Given task: Pull out every line from the line containing "Clone this diagram in TikZ." through the end of the material, both ends included, and reproduce it exactly. Keep pictures out.

Records supplied:

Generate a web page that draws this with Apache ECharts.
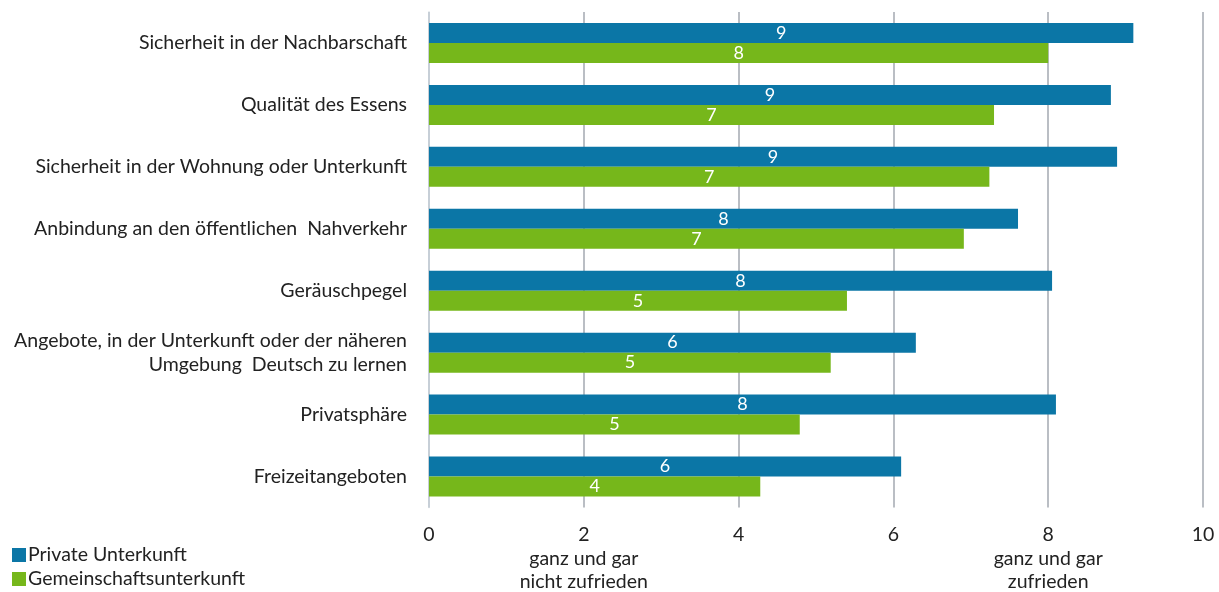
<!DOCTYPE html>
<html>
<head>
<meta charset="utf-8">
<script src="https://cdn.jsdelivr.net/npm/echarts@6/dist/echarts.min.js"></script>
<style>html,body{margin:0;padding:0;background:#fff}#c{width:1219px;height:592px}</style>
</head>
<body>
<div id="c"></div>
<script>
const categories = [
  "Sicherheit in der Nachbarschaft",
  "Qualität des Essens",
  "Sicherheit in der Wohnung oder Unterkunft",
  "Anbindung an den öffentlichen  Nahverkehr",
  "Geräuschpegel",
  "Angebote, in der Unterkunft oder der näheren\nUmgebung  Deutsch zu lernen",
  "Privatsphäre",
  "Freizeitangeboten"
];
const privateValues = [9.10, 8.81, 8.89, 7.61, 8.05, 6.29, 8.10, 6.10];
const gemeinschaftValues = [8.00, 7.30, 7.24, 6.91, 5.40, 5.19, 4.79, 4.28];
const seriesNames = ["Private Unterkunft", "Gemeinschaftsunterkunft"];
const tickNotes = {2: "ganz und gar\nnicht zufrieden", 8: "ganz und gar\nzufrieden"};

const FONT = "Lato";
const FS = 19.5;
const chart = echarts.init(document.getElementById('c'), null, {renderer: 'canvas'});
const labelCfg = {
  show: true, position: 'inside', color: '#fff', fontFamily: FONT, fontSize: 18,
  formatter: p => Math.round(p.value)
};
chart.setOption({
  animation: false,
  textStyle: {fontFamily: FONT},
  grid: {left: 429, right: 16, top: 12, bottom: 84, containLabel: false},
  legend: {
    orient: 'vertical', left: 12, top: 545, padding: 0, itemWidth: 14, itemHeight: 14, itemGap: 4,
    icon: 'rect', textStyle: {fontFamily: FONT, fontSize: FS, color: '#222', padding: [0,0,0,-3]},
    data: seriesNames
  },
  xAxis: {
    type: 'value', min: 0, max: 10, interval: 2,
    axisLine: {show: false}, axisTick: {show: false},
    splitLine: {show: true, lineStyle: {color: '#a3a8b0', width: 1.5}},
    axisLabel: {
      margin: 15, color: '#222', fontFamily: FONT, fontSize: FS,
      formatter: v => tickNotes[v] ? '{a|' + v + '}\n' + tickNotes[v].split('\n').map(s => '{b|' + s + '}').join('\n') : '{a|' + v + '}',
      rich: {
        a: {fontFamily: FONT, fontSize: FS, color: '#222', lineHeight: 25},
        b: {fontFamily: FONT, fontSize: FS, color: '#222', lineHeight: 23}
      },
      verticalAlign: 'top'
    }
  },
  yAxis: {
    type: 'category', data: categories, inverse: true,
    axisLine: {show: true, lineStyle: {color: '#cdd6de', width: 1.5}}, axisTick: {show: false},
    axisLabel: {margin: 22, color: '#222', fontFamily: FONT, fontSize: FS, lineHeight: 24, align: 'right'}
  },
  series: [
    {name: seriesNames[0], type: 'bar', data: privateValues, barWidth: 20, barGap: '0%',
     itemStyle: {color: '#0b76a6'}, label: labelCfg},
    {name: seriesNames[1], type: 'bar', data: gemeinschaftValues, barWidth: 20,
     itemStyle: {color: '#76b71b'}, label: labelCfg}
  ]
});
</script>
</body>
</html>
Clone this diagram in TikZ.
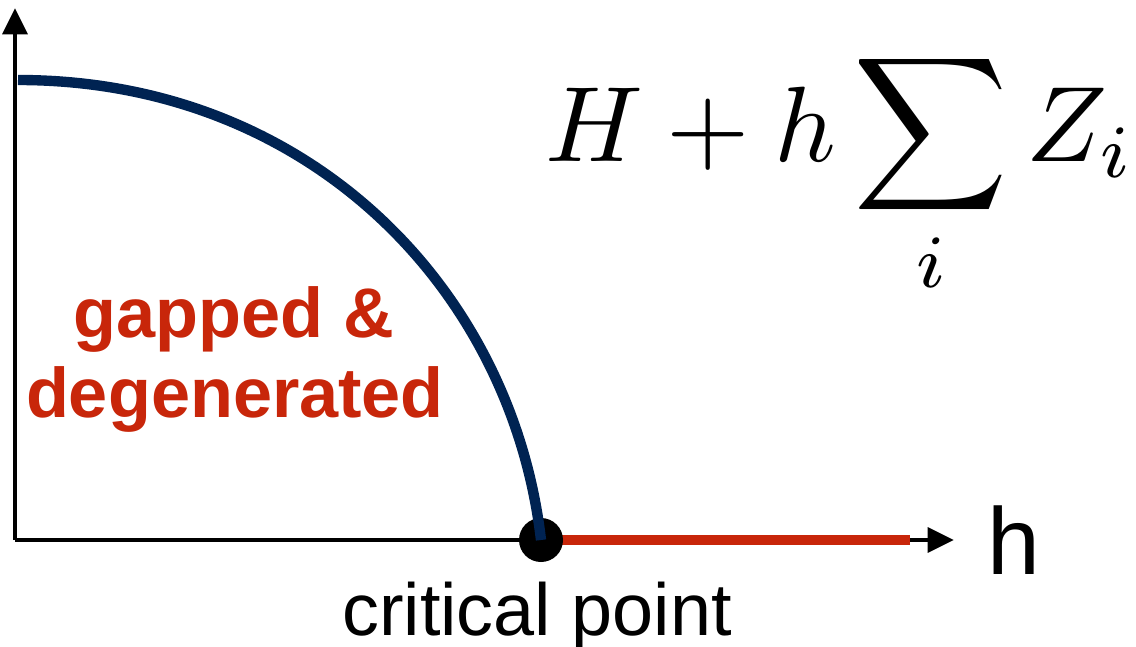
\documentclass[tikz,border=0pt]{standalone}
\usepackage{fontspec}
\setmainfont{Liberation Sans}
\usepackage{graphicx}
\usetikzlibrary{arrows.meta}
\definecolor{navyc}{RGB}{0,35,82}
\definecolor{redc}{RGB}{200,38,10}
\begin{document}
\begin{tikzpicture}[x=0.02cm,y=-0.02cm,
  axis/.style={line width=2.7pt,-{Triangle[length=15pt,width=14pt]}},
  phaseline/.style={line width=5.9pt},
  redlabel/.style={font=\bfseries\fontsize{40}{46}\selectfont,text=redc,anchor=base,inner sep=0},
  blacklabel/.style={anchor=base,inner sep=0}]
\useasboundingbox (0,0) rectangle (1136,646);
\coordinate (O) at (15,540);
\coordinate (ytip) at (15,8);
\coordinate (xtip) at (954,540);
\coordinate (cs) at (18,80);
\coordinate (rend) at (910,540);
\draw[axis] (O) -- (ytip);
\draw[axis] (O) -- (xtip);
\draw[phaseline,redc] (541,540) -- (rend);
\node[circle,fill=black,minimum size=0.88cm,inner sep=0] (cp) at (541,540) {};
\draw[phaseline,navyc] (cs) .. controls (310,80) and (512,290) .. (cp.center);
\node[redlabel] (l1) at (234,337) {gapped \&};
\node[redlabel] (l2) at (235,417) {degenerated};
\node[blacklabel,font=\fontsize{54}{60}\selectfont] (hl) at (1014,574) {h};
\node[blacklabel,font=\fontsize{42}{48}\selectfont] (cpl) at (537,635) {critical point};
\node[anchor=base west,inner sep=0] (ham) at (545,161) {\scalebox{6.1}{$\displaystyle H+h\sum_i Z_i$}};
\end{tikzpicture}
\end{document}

Task answer:
Clone this diagram in TikZ.
\documentclass[tikz,border=0pt]{standalone}
\usepackage{fontspec}
\setmainfont{Liberation Sans}
\usepackage{graphicx}
\usetikzlibrary{arrows.meta}
\definecolor{navyc}{RGB}{0,35,82}
\definecolor{redc}{RGB}{200,38,10}
\begin{document}
\begin{tikzpicture}[x=0.02cm,y=-0.02cm,
  axis/.style={line width=2.7pt,-{Triangle[length=15pt,width=14pt]}},
  phaseline/.style={line width=5.9pt},
  redlabel/.style={font=\bfseries\fontsize{40}{46}\selectfont,text=redc,anchor=base,inner sep=0},
  blacklabel/.style={anchor=base,inner sep=0}]
\useasboundingbox (0,0) rectangle (1136,646);
\coordinate (O) at (15,540);
\coordinate (ytip) at (15,8);
\coordinate (xtip) at (954,540);
\coordinate (cs) at (18,80);
\coordinate (rend) at (910,540);
\draw[axis] (O) -- (ytip);
\draw[axis] (O) -- (xtip);
\draw[phaseline,redc] (541,540) -- (rend);
\node[circle,fill=black,minimum size=0.88cm,inner sep=0] (cp) at (541,540) {};
\draw[phaseline,navyc] (cs) .. controls (310,80) and (512,290) .. (cp.center);
\node[redlabel] (l1) at (234,337) {gapped \&};
\node[redlabel] (l2) at (235,417) {degenerated};
\node[blacklabel,font=\fontsize{54}{60}\selectfont] (hl) at (1014,574) {h};
\node[blacklabel,font=\fontsize{42}{48}\selectfont] (cpl) at (537,635) {critical point};
\node[anchor=base west,inner sep=0] (ham) at (545,161) {\scalebox{6.1}{$\displaystyle H+h\sum_i Z_i$}};
\end{tikzpicture}
\end{document}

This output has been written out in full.